While Harmonai is focused on the "math" of audio diffusion, Riffusion is focused on the "art" of it. It’s a fantastic tool for real-time creativity, allowing users to "type" music and hear it change instantly. It is less about "realistic" instruments and more about creating ethereal, synth-heavy, or experimental textures that are perfect for modern electronic music production.
- Key Features: Real-time spectrogram-to-audio conversion, infinite looping, and a highly interactive "seed" system for exploring sounds visually.
- Choose this over Harmonai if: You are an electronic producer or sound designer looking for a fast, visual way to generate unique loops and textures.
Decision Summary: Which Harmonai Alternative Should You Choose?
- For creating full songs with vocals: Choose Suno AI for ease of use or Udio for higher musical complexity.

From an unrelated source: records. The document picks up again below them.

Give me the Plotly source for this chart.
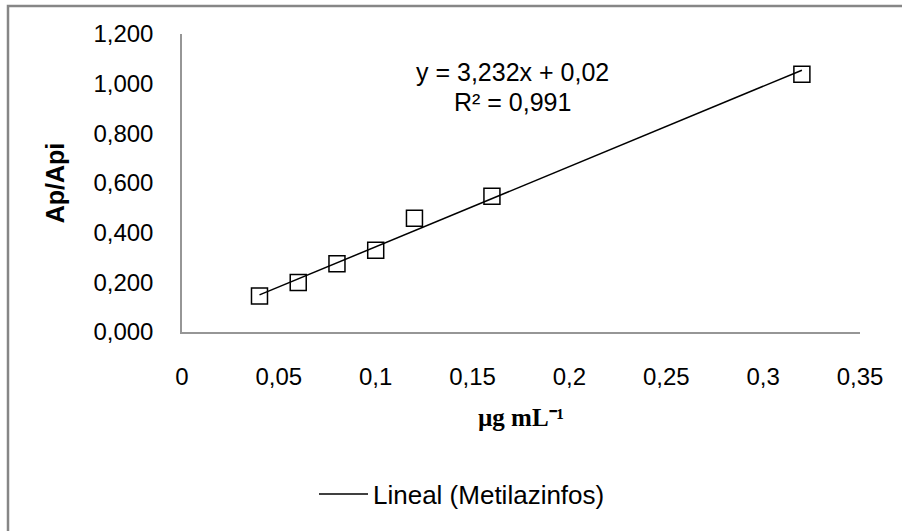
import plotly.graph_objects as go

# Data
conc = [0.04, 0.06, 0.08, 0.10, 0.12, 0.16, 0.32]
ratio = [0.145, 0.199, 0.275, 0.329, 0.458, 0.547, 1.038]
slope = 3.232
intercept = 0.02
x_ticks = [0, 0.05, 0.1, 0.15, 0.2, 0.25, 0.3, 0.35]
x_tick_labels = ["0", "0,05", "0,1", "0,15", "0,2", "0,25", "0,3", "0,35"]
y_ticks = [0, 0.2, 0.4, 0.6, 0.8, 1.0, 1.2]
y_tick_labels = ["0,000", "0,200", "0,400", "0,600", "0,800", "1,000", "1,200"]
eq_line1 = "y = 3,232x + 0,02"
eq_line2 = "R² = 0,991"

trend_x = [min(conc), max(conc)]
trend_y = [slope * v + intercept for v in trend_x]

FONT = "Liberation Sans, Arial, sans-serif"
AXIS_COLOR = "#969696"
BORDER_COLOR = "#868686"
FS = 24

fig = go.Figure()
fig.add_trace(go.Scatter(
    x=conc, y=ratio, mode="markers", name="Metilazinfos", showlegend=False,
    marker=dict(symbol="square-open", size=16, color="black", line=dict(width=1.5, color="black")),
))
fig.add_trace(go.Scatter(
    x=trend_x, y=trend_y, mode="lines", name="Lineal (Metilazinfos)",
    line=dict(color="black", width=1.5),
))

L, R, T, B = 182, 860, 34, 332
W, H = 902, 531

def px_x(p):
    return (p - L) / (R - L)

def px_y(p):
    return (B - p) / (B - T)

fig.update_layout(
    width=W, height=H,
    margin=dict(l=L, r=W - R, t=T, b=H - B, autoexpand=False),
    paper_bgcolor="white", plot_bgcolor="white",
    font=dict(family=FONT, size=FS, color="black"),
    xaxis=dict(range=[0, 0.35], tickvals=x_ticks, ticktext=x_tick_labels,
               showgrid=False, zeroline=False, showline=True, linecolor=AXIS_COLOR, linewidth=1.5,
               ticks="", ticklabelstandoff=22,
               title=dict(text="<b>µg mL⁻¹</b>",
                          font=dict(family="Liberation Serif, Times New Roman, serif", size=25),
                          standoff=20)),
    yaxis=dict(range=[0, 1.2], tickvals=y_ticks, ticktext=y_tick_labels,
               showgrid=False, zeroline=False, showline=True, linecolor=AXIS_COLOR, linewidth=1.5,
               ticks="", ticklabelstandoff=22,
               title=dict(text="<b>Ap/Api</b>", font=dict(size=25), standoff=22)),
    legend=dict(orientation="h", x=px_x(314), y=px_y(494), xanchor="left", yanchor="middle",
                font=dict(size=26), bgcolor="rgba(0,0,0,0)", itemwidth=49),
    showlegend=True,
)

fig.add_annotation(x=px_x(512), y=px_y(72), xref="paper", yref="paper", showarrow=False,
                   text=eq_line1, xanchor="center", yanchor="middle", font=dict(size=25))
fig.add_annotation(x=px_x(512), y=px_y(102), xref="paper", yref="paper", showarrow=False,
                   text=eq_line2, xanchor="center", yanchor="middle", font=dict(size=25))

fig.add_shape(type="rect", xref="paper", yref="paper",
              x0=px_x(8), x1=px_x(930), y0=px_y(560), y1=px_y(6),
              line=dict(color=BORDER_COLOR, width=2.5), layer="below")

fig.write_html("out.html", config={"displayModeBar": False},
               post_script="document.body.style.margin='0';")
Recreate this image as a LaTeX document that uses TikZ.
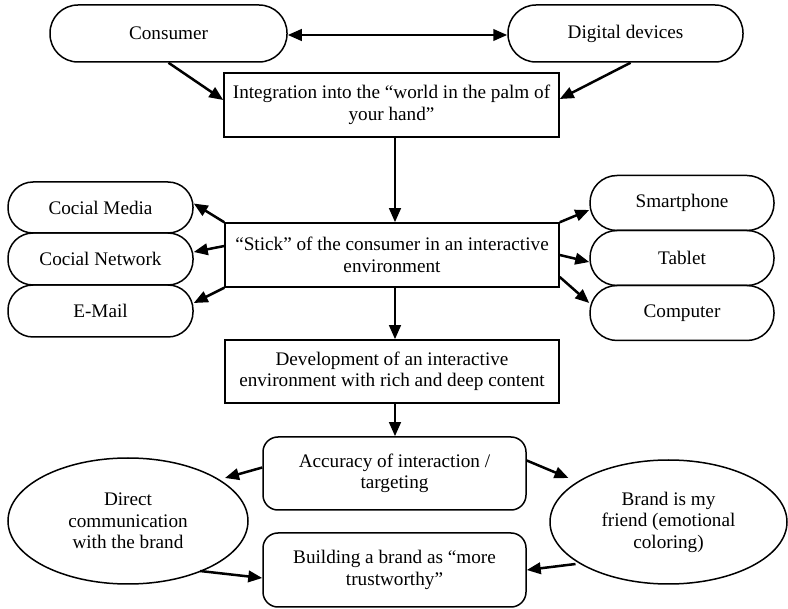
\documentclass[tikz,border=0pt]{standalone}
\usepackage{fontspec}
\setmainfont{Liberation Serif}
\usetikzlibrary{arrows.meta,shapes.geometric,calc}
\begin{document}
\begin{tikzpicture}[x=1pt,y=-1pt,
  font=\fontsize{19.2}{21.5}\selectfont,
  base/.style={draw,line width=1.5pt,inner sep=0pt,align=center},
  pill/.style={base,rectangle,rounded corners=#1},
  pill/.default=25pt,
  box/.style={base,rectangle},
  oval/.style={base,ellipse},
  arr/.style={line width=2.5pt,-{Triangle[length=14pt,width=11.5pt]}},
  darr/.style={line width=2.5pt,{Triangle[length=14pt,width=11.5pt]}-{Triangle[length=14pt,width=11.5pt]}}
]
\useasboundingbox (0,0) rectangle (788,609);

\node[pill=28pt,minimum width=237pt,minimum height=57pt] (cons) at (168.5,33.5) {Consumer};
\node[pill=28pt,minimum width=235pt,minimum height=57pt] (dig) at (625.5,33.5) {Digital devices};
\node[box,minimum width=335pt,minimum height=64pt] (integ) at (391.5,105) {Integration into the “world in the palm of\\your hand”};
\node[box,minimum width=334pt,minimum height=64pt] (stick) at (392,255) {“Stick” of the consumer in an interactive\\environment};
\node[box,minimum width=334pt,minimum height=63pt] (dev) at (392,371.5) {Development of an interactive\\environment with rich and deep content};
\node[pill=15pt,minimum width=263pt,minimum height=73pt] (acc) at (394.5,473.5) {Accuracy of interaction /\\targeting};
\node[pill=15pt,minimum width=263pt,minimum height=74pt] (build) at (394.5,570) {Building a brand as “more\\trustworthy”};
\node[oval,minimum width=240pt,minimum height=126pt] (le) at (128,521) {Direct\\communication\\with the brand};
\node[oval,minimum width=237pt,minimum height=124pt] (re) at (668.5,522) {Brand is my\\friend (emotional\\coloring)};

\node[pill,minimum width=185pt,minimum height=51pt] (cm) at (100.5,207.5) {Cocial Media};
\node[pill,minimum width=185pt,minimum height=52pt] (net) at (100.5,259) {Cocial Network};
\node[pill,minimum width=185pt,minimum height=52pt] (em) at (100.5,311) {E-Mail};

\node[pill=27pt,minimum width=184pt,minimum height=55pt] (sp) at (682,203) {Smartphone};
\node[pill=27pt,minimum width=184pt,minimum height=55pt] (tab) at (682,258) {Tablet};
\node[pill=27pt,minimum width=184pt,minimum height=55pt] (comp) at (682,313) {Computer};

\draw[darr] ([yshift=-1.5pt]cons.east) -- ([yshift=-1.5pt]dig.west);
\draw[arr] (cons.south) -- ([yshift=5pt]integ.west);
\draw[arr] ([xshift=5pt]dig.south) -- ([yshift=6pt]integ.east);
\draw[arr] ([xshift=3.5pt]integ.south) -- ([xshift=3pt]stick.north);
\draw[arr] ([xshift=3pt]stick.south) -- ([xshift=3pt]dev.north);
\draw[arr] ([xshift=3pt]dev.south) -- ([xshift=0.5pt]acc.north);

\draw[arr] (stick.north west) -- ([yshift=4pt]cm.east);
\draw[arr] ([yshift=9pt]stick.west) -- ([yshift=7pt]net.east);
\draw[arr] (stick.south west) -- ([yshift=8pt]em.east);
\draw[arr] (stick.north east) -- ([yshift=-7pt]sp.west);
\draw[arr] (stick.east) -- ([yshift=-4pt]tab.west);
\draw[arr] ([yshift=-22pt]stick.east) -- ([yshift=10pt]comp.west);

\coordinate (leA) at ($(le.center)+(97,-43)$);
\coordinate (leB) at ($(le.center)+(72,50)$);
\coordinate (reA) at ($(re.center)+(-100,-44)$);
\coordinate (reB) at ($(re.center)+(-93,42)$);
\draw[arr] ([yshift=6pt]acc.west) -- (leA);
\draw[arr] ([yshift=13pt]acc.east) -- (reA);
\draw[arr] (leB) -- ([yshift=-8pt]build.west);
\draw[arr] (reB) -- (build.east);
\end{tikzpicture}
\end{document}
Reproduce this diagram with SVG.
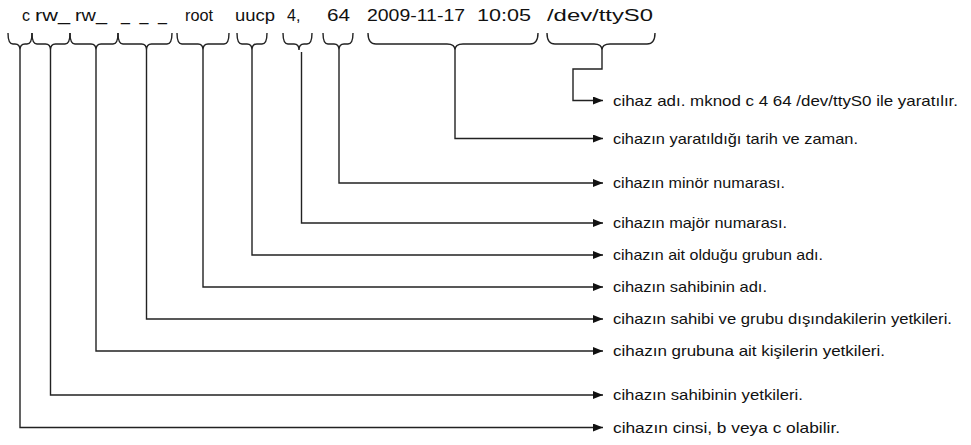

- For open-source enthusiasts: Choose AudioCraft (Meta) if you want to run models locally and have total control over the code.
- For professional producers: Choose Stable Audio for high-fidelity samples or AIVA for MIDI-based orchestral composition.
- For content creators: Choose Soundraw if you need to manually adjust the length and mood of a background track for a video.
- For experimental sound design: Choose Riffusion to explore the unique intersection of visual and auditory AI.